For selling online, 'hyperlocal' is the way to go
”Hyperlocal” is the new buzzword for digital life in Korea as people whittle down the geography of their daily existences in reaction to the Covid-19 pandemic.
The data shows this is happening. Credit card spending made within 500-meters (0.3 miles) of peoples’ residences increased by 2.9 percent between September and November last year compared to the same period in 2018, according to BC Card.
All sorts of online services are trying to go hyperlocal by offering neighborhood-centered features.
Naver has introduced a number of hyperlocal features. Last month, the portal launched a kind of neighborhood bulletin board that allows people in the same district to post messages. To do so, a person has to verify their neighborhood.
It added a feature last year for selling of used goods in a neighborhood, aggregating postings from Naver’s online community platform Café.
The concept of a neighborhood marketplace is the foundation of the app called Danggeun Market.
The online flea market has attracted over 14 million users from 6,577 neighborhoods. Its main concept is listing things being offered for sale within a six-kilometer radius.
It's really popular in some densely-populated areas of Seoul. In Gangnam District, it has a 99.1 percent penetration rate, which means 99.1 percent percent of residents aged between 20 and 64 use the app.
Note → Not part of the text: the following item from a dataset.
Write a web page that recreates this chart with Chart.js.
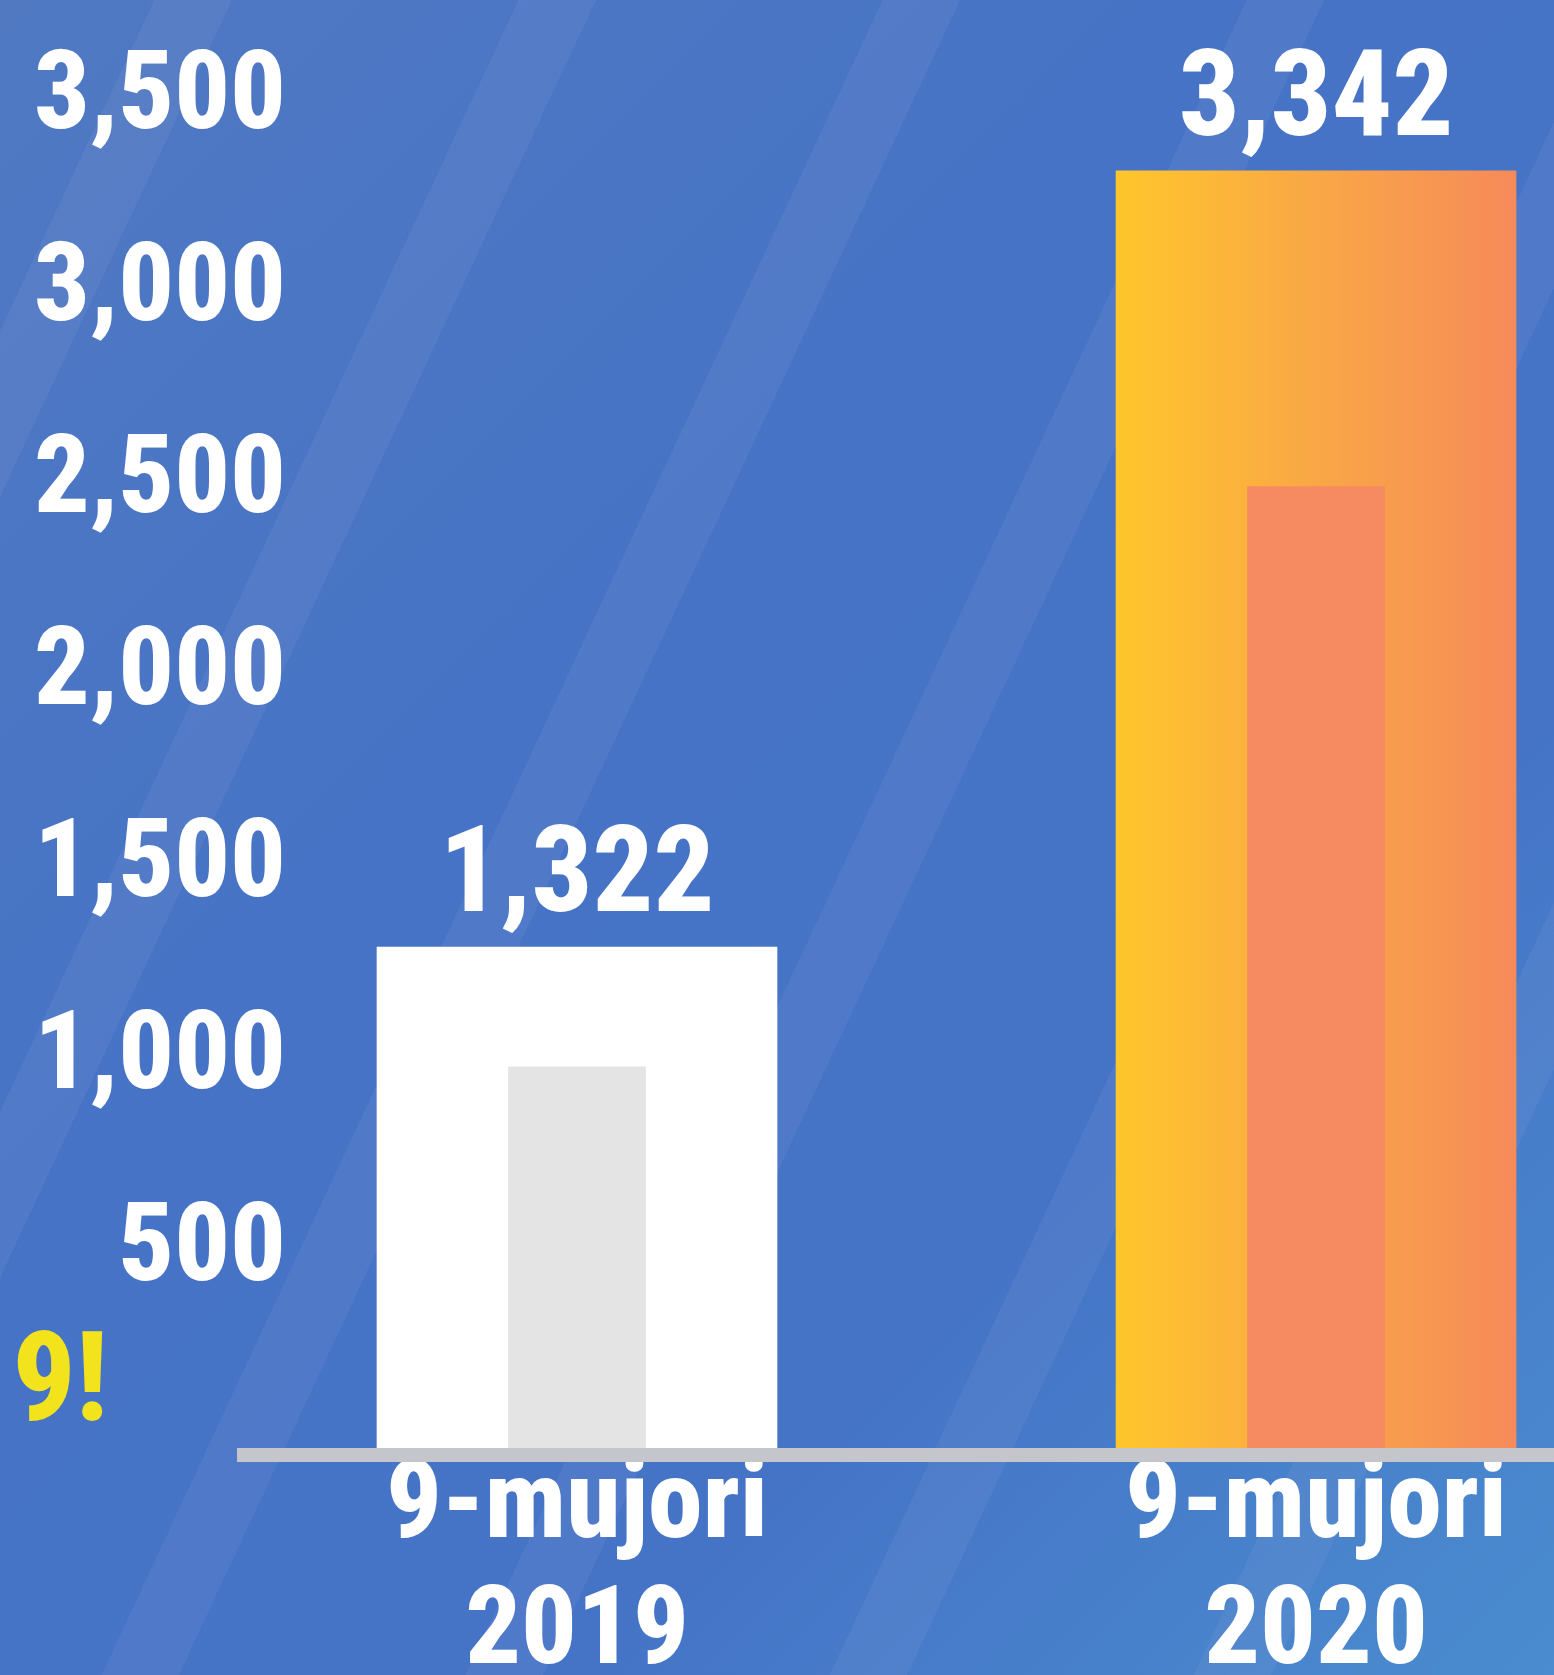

Backed by the high penetration rates in lots of neighborhoods, Danggeun Market is launching a communication channel connecting owners of independent stores with potential customers living nearby.
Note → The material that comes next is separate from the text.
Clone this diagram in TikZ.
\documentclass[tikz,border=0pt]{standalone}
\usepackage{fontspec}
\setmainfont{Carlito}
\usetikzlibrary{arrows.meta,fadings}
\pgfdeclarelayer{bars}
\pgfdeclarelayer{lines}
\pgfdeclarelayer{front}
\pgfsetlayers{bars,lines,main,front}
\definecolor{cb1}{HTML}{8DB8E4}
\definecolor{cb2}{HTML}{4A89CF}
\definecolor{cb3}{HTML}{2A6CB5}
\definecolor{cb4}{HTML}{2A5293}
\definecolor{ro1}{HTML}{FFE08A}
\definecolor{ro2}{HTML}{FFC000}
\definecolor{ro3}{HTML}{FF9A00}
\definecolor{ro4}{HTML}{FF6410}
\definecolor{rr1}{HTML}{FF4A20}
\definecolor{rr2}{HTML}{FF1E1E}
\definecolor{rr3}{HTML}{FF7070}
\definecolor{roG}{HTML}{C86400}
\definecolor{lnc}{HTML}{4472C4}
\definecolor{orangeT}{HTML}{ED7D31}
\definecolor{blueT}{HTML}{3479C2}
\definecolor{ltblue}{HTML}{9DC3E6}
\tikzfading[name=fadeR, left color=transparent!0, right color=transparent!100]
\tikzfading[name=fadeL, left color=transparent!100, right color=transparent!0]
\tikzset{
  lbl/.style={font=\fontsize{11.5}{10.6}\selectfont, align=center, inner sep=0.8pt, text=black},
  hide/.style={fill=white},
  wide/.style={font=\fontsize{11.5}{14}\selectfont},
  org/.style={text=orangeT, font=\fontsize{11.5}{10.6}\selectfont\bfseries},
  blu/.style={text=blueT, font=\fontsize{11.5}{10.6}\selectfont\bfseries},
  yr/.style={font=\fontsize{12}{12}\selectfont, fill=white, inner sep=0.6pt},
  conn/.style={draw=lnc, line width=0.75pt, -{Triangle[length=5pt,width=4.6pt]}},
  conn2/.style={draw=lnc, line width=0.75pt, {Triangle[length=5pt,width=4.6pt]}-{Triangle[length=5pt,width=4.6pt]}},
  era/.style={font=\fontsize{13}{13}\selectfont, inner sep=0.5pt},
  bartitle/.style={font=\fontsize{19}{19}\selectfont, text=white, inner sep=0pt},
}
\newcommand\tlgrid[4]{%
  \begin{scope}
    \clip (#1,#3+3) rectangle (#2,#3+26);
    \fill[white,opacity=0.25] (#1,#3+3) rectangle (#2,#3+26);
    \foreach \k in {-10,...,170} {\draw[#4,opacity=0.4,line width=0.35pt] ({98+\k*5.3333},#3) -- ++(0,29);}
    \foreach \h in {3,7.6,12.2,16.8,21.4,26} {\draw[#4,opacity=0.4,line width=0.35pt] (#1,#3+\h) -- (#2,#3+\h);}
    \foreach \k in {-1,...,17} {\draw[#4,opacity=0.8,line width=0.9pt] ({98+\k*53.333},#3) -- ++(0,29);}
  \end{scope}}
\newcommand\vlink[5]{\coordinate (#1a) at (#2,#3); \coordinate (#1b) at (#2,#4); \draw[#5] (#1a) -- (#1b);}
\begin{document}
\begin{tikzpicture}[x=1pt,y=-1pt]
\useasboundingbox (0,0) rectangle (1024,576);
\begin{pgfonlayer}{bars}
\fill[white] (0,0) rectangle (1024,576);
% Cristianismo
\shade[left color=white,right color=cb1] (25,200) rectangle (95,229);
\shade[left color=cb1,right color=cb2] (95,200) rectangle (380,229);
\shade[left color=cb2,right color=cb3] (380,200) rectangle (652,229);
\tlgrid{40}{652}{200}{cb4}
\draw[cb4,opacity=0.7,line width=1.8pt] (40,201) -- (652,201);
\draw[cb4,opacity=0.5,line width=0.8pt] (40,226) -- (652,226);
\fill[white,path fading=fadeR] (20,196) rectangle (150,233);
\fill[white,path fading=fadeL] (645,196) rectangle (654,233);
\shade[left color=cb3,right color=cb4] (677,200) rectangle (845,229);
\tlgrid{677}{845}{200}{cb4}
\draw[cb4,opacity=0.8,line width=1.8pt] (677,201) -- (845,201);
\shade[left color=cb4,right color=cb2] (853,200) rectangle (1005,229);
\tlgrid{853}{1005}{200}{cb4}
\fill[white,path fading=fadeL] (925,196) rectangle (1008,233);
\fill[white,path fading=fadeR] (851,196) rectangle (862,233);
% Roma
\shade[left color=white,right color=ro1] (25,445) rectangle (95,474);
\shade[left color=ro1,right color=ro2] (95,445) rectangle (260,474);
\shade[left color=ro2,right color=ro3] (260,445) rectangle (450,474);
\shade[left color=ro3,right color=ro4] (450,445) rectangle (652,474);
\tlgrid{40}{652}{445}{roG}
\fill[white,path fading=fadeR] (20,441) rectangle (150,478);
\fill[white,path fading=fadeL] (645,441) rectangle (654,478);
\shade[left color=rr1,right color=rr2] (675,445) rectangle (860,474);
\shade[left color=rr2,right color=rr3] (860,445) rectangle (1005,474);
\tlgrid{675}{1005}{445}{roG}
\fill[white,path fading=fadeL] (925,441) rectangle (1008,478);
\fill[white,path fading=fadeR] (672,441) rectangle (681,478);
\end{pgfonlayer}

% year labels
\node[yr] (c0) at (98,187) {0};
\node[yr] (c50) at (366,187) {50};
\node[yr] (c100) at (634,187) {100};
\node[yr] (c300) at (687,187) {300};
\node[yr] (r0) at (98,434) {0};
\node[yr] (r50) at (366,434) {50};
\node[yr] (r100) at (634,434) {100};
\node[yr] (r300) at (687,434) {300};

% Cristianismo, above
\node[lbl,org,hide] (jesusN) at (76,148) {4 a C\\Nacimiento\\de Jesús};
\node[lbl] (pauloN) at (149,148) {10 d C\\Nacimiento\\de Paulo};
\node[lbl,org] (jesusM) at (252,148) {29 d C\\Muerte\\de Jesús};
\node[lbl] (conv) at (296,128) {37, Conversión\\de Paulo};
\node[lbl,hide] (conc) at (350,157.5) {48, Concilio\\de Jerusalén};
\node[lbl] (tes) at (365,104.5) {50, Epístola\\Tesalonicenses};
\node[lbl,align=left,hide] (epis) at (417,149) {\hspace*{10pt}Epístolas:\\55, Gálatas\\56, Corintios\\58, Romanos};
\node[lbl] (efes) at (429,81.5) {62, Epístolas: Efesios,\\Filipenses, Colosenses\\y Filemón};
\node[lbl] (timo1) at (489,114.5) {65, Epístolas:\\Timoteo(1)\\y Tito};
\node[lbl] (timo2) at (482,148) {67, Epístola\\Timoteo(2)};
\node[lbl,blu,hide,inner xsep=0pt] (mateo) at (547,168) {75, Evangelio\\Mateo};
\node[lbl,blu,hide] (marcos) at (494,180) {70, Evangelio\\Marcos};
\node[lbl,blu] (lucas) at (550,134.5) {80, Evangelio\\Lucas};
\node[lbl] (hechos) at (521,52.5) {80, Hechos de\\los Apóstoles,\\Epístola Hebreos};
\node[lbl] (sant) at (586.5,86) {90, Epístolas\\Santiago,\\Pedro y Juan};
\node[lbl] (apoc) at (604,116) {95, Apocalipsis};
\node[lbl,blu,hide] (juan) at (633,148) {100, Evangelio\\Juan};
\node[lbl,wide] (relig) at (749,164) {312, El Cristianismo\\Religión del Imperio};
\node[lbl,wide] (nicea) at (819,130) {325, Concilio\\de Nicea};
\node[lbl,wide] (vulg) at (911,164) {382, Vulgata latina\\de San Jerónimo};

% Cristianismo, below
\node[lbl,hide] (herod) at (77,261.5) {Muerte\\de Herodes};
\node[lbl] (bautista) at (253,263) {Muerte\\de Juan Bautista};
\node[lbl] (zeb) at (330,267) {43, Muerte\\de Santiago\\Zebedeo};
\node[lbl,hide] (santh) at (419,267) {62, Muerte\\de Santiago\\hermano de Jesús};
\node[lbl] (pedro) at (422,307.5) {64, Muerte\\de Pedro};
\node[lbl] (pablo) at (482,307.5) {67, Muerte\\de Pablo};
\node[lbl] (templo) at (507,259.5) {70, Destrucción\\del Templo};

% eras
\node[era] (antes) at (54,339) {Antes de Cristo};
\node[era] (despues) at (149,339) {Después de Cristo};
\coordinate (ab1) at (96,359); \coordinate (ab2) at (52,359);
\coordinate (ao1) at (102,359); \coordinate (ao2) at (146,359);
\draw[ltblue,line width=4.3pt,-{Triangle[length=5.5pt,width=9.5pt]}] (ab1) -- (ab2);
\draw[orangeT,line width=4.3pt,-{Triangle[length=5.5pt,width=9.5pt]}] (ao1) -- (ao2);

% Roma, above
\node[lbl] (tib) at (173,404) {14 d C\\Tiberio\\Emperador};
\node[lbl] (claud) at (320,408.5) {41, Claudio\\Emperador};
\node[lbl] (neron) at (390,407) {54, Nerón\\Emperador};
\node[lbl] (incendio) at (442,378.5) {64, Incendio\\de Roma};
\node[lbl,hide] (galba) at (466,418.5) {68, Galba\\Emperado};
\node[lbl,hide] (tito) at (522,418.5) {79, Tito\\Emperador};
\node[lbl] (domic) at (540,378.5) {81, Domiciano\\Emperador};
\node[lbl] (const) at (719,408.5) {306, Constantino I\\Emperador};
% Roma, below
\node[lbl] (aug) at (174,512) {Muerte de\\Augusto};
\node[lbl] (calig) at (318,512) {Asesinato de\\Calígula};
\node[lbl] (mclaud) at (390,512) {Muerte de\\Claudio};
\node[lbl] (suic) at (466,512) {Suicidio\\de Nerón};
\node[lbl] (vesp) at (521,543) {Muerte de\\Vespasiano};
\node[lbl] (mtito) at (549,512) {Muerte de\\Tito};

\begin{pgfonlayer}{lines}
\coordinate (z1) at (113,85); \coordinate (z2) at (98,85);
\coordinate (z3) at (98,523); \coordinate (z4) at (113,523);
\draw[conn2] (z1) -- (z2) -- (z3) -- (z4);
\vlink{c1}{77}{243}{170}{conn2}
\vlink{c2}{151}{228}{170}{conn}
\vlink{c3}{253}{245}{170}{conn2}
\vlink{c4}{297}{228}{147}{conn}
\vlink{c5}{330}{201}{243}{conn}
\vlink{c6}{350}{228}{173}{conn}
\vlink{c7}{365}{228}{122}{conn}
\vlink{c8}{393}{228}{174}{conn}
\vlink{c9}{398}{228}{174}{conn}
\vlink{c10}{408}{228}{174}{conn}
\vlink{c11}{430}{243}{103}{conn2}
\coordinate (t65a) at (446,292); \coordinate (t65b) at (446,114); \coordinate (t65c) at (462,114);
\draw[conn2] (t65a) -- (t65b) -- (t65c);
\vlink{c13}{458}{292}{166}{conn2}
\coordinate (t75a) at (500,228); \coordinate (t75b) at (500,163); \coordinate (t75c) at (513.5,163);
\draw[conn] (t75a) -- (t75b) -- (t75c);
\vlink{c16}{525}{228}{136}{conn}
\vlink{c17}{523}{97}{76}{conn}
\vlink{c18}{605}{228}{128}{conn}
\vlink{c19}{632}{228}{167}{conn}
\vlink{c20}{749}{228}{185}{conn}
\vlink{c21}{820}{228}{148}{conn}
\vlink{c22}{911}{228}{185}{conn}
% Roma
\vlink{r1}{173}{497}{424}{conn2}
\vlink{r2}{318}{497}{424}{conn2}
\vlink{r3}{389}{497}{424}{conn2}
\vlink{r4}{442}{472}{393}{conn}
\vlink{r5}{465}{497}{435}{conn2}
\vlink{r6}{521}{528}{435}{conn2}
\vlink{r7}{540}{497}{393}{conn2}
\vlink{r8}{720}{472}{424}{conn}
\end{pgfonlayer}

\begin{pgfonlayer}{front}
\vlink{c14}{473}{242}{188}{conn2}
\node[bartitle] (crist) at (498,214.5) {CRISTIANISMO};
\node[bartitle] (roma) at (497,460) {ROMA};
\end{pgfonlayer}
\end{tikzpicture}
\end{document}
The customers can receive notices related to discounts or new products at the stores. Some stores send information related to daily living – ranging from keeping pets or how to pack a suitcase or laundry tips -- to build a rapport with potential customers.
The channel is aimed at independent shop owners that want to play a role in their local communities.
“Neighborhood grocery store owners are more likely to build a strong bond with consumers than retail shops owned by a conglomerate,” said Kim Min-ji, a project manager at Danggeun Market.
Active users of the communication channel topped 5 million recently as people use it for a variety of reason beyond selling and buying secondhand goods.
Danggeun Market plans to launch its own payment system and also expand its reach beyond small shops.
In collaboration with GS Retail, Danggeun will inform users of food items at their local GS 25 convenience store that are reaching their expiry date and can be bought for a discount. That service may start in the second quarter.
With its well-defined focus on neighborhoods, Danggeun still has more places to penetrate in Seoul and outside the capital city.
Its penetration rate stood at 95.8 percent in Sejong and 88.4 percent in Jeju, but the average rate for the all of Seoul is only 62.3 percent.
Naver has its own strategy for dealing with local independent merchants. Instead of connecting them with locals, the largest e-commerce player wants to help them go beyond their neighborhood by selling on its shopping platform.
In the process, the company offers consultants to give them advice on selling their products on Naver's e-commerce platform.
With the creation of a new Japanese holdings called Z Holdings, local merchants may be able to sell to the Japanese market since Naver’s shopping platform will be integrated with Line’s Gift and Yahoo.
Naver CEO Han Seong-sook said it will host a total of 1 million merchants on its shopping platform by 2025.